En 2019, quelque 1.500 médicaments ont été signalés comme étant en rupture de stock dans les hôpitaux ou les pharmacies françaises, ce qui s'explique en partie par une production de plus en plus délocalisée. Or, un quart de ces produits concernent des médicaments contre le cancer. Pour alerter sur les conséquences de cette pénurie, la Ligue contre le cancer invite notamment des patients à témoigner sur une nouvelle plateforme en ligne, penuries.ligue-cancer.net.
"Il n’y a pas que la France, tous les pays du monde sont concernés", relève lundi au micro d’Europe Matin le généticien Axel Kahn, également président de La Ligue contre le cancer. "Des médicaments extrêmement importants, fondamentaux, sont tombés dans le domaine public, ils ne sont plus protégés par les brevets, ce qui est plutôt une bonne nouvelle, et les prix diminuent. Mais comme les prix chutent, les laboratoires n’ont plus un grand intérêt commercial à les vendre, ils les font donc fabriquer à moindres coûts, presque toujours en Asie, avant tout en Inde et en Chine", explique ce spécialiste.
"Parfois, on ne sait pas quel traitement de substitution donner au malade"
"Pour certaines molécules, il n’y a plus qu’un fabriquant pour le monde entier.
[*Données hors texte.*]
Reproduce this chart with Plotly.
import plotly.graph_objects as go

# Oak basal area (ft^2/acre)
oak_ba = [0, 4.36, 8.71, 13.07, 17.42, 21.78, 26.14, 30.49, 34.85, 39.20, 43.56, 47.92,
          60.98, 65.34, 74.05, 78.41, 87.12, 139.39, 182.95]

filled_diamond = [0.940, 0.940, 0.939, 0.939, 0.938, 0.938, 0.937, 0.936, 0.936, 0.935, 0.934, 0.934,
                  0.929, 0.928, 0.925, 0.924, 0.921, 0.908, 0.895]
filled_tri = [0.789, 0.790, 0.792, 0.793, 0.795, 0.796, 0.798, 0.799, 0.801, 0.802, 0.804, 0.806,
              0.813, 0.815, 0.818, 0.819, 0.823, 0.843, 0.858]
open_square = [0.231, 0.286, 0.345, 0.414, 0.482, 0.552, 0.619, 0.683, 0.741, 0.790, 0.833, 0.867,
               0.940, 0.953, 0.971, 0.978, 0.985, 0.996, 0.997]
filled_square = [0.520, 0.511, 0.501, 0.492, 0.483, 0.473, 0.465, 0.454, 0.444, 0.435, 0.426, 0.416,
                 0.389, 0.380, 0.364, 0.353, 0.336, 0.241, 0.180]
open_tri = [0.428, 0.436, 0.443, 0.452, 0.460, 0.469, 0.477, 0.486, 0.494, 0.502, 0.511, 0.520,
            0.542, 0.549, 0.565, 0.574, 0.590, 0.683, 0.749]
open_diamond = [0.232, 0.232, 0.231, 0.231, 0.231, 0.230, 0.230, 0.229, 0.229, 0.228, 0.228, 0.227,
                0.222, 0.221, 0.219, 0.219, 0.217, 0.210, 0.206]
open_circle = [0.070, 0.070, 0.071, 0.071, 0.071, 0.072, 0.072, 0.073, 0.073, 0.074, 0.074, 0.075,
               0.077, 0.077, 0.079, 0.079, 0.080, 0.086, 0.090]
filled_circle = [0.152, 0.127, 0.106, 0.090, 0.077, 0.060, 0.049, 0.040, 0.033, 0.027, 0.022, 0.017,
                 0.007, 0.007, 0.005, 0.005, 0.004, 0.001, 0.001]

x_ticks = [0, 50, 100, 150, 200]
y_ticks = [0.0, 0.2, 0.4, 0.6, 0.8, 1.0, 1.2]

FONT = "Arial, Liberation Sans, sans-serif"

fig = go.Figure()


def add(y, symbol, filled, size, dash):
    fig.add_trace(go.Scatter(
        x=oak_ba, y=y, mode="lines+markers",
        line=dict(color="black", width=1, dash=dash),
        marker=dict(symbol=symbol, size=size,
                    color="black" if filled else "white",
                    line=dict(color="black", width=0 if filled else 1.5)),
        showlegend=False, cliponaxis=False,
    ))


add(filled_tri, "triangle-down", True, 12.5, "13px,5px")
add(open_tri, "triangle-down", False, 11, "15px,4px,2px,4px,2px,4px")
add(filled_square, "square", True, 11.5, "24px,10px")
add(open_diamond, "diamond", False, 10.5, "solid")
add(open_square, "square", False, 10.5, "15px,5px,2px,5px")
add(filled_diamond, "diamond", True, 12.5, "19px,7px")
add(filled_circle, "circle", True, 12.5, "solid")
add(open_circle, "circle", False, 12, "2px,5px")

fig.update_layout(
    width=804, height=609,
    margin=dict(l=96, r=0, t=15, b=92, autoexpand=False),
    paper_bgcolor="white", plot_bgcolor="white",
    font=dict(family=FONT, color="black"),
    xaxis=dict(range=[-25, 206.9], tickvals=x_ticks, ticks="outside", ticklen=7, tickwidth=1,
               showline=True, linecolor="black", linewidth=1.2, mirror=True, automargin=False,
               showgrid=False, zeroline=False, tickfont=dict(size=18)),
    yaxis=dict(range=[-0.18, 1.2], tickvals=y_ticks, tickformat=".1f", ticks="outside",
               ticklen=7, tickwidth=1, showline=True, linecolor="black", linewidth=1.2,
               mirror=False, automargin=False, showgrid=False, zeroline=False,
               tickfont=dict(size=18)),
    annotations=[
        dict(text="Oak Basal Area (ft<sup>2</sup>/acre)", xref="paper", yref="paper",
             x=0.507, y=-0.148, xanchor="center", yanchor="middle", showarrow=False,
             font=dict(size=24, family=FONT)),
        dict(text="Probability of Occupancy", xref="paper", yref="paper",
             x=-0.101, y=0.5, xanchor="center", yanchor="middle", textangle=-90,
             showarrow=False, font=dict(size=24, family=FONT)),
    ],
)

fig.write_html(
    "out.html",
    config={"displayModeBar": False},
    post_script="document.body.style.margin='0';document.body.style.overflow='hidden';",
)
Lorsqu’un lot de fabrication connait un pépin, toute la production doit être détruite, et on se retrouve face à une pénurie qui peut durer plusieurs mois. C’est totalement dramatique", insiste-t-il. D’autant que ces pénuries, constatées dans 95% des hôpitaux français, pourraient avoir un impact sur la survie des malades. "Parfois, on ne sait pas quel traitement de substitution donner au malade. On ne lui dit pas, on ne lui donne pas les informations, c’est une perte de chances [de guérison]", constate Axel Kahn qui cite, à titre d’exemple, le cancer de la vessie. "Dans les formes peu graves, il est traité par des instillations intra-vésicales de deux produits, la Mitomyscine C et le BCG. Ces deux produits ont été en rupture de stock."
Une situation dont Marie-José Legrand, soignée pour ce type de cancer, a fait l'amère expérience en janvier dernier. "On a arrêté mes injections, par manque de produit. Je me sentais lésée et angoissée. Je risquais à nouveaux d’avoir des cellules cancéreuses", témoigne-t-elle auprès d’Europe 1. Par chance, elle a pu de nouveau disposer de son traitement au bout de trois mois. Mais dans certains cas, la maladie a le temps de reprendre du terrain, parfois de façon gravissime. "Des malades du cancer de la vessie ont vu leur maladie évoluer, envahir la paroi. Il a fallu intervenir et retirer la vessie", rapporte Axel Kahn.
Relocaliser les productions
"Il faut qu’il y ait reproduction de ces produits en France et dans toute l’Europe", plaide Axel Kahn. En attendant, La Ligue contre le cancer demande que les laboratoires qui vendent ces médicaments fassent des stocks d’au moins quatre mois. "Nous demandons des sanctions si ces stocks ne sont pas faits", ajoute le président de La Ligue contre le cancer.